The week-long sit-in/rally at Yerevan’s Liberty Square recently organized by the opposition Armenian National Congress (HAK) and its supporters was, in some respects, critical for the development of culture, theater critic, publicist Ara Nedolyan told Epress.am.
“After spending three days and nights in the square, [art curator] Nazaret Karoyan and I departed for Poland, to a conference dedicated to theater and performance arts, and there, upon Nazaret’s initiative, we facilitated a live feed from Liberty Square via Skype, and we said to the conference participants, see, this is contemporary art, performance art today — it is from here that the transformation of global art is going to begin. Culture, art, theater and performative art is not that which exists on stage and in galleries; those are only memories of platforms and squares, their artificial reproduction during non-revolutionary times.
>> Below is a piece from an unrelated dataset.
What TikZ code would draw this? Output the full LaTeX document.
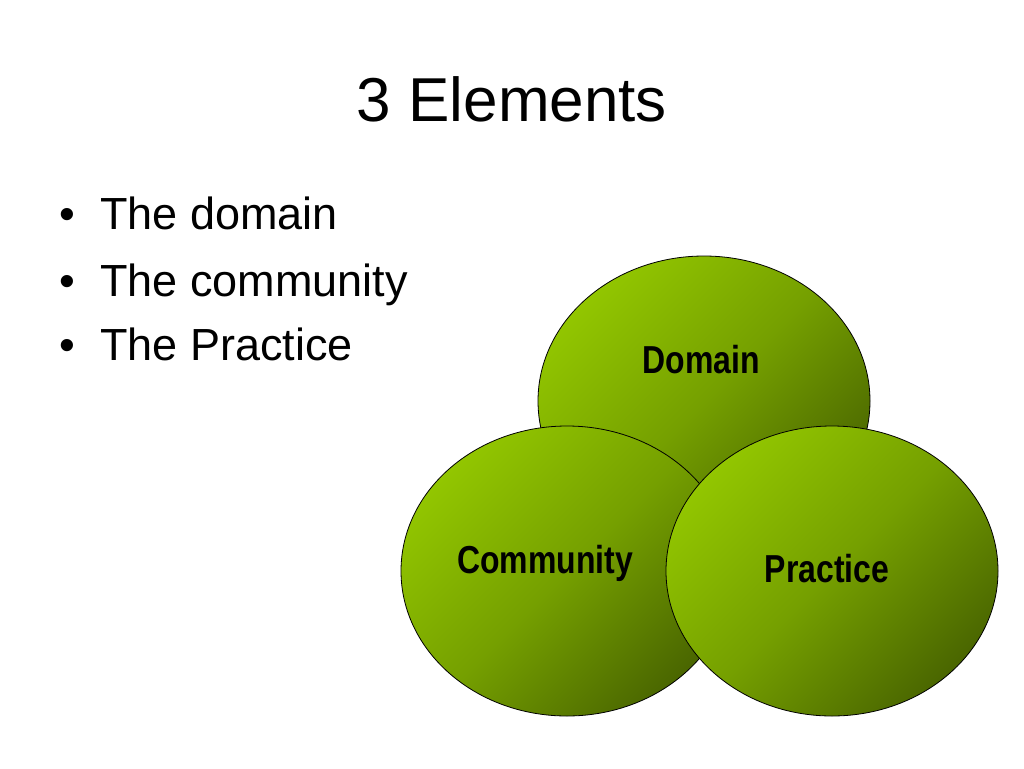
\documentclass[tikz,border=0pt]{standalone}
\usepackage{fontspec}
\setmainfont{Liberation Sans}
\newfontfamily\narrowbold[FakeStretch=0.82]{Liberation Sans Bold}
\usetikzlibrary{shapes.geometric}
\definecolor{glight}{RGB}{146,198,0}
\definecolor{gdark}{RGB}{74,102,0}
\tikzset{
  blob/.style={ellipse, draw=black, line width=0.8pt, inner sep=0pt,
    minimum width=332pt, minimum height=290pt,
    top color=glight, bottom color=gdark, middle color=glight!60!gdark, shading angle=45},
  blobtext/.style={font=\narrowbold\fontsize{39}{44}\selectfont, text=black, anchor=base, inner sep=0pt},
  bullettext/.style={font=\fontsize{45}{52}\selectfont, anchor=base west, inner sep=0pt},
  bulletdot/.style={font=\fontsize{45}{52}\selectfont, anchor=base west, inner sep=0pt}
}
\begin{document}
\begin{tikzpicture}[x=1pt,y=-1pt]
\useasboundingbox[fill=white] (0,0) rectangle (1024,768);
\node[font=\fontsize{62}{72}\selectfont, anchor=base, inner sep=0pt] (title) at (512,121) {3 Elements};
\node[bulletdot] (b1) at (59,229) {•};
\node[bullettext] (t1) at (100,229) {The domain};
\node[bulletdot] (b2) at (59,296) {•};
\node[bullettext] (t2) at (100,296) {The community};
\node[bulletdot] (b3) at (59,360) {•};
\node[bullettext] (t3) at (100,360) {The Practice};
\node[blob] (dom) at (704,401) {};
\node[blob] (com) at (567,571) {};
\node[blob] (pra) at (832,571) {};
\node[blobtext] (domt) at (701,373) {Domain};
\node[blobtext] (comt) at (545,573) {Community};
\node[blobtext] (prat) at (827,582) {Practice};
\end{tikzpicture}
\end{document}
But that which you are seeing now is the source of art itself; that art which is not… entertainment, but directly a political tool, a political method,” said Nedolyan, adding that from the beginning, the aim of theater, dance, performative and participatory arts has been to tear down the invisible wall which separates the audience from the stage, “to involve everyone in the work of shaping freedom.”
“And the goal of democratic policy is the same, to give power to each person, to engage everyone to freely create in the political domain. And that’s what took place these days in our square. Public policy is a priority in the performative arts; basically, this is what mankind’s first, Greek tragedies portrayed,” he said.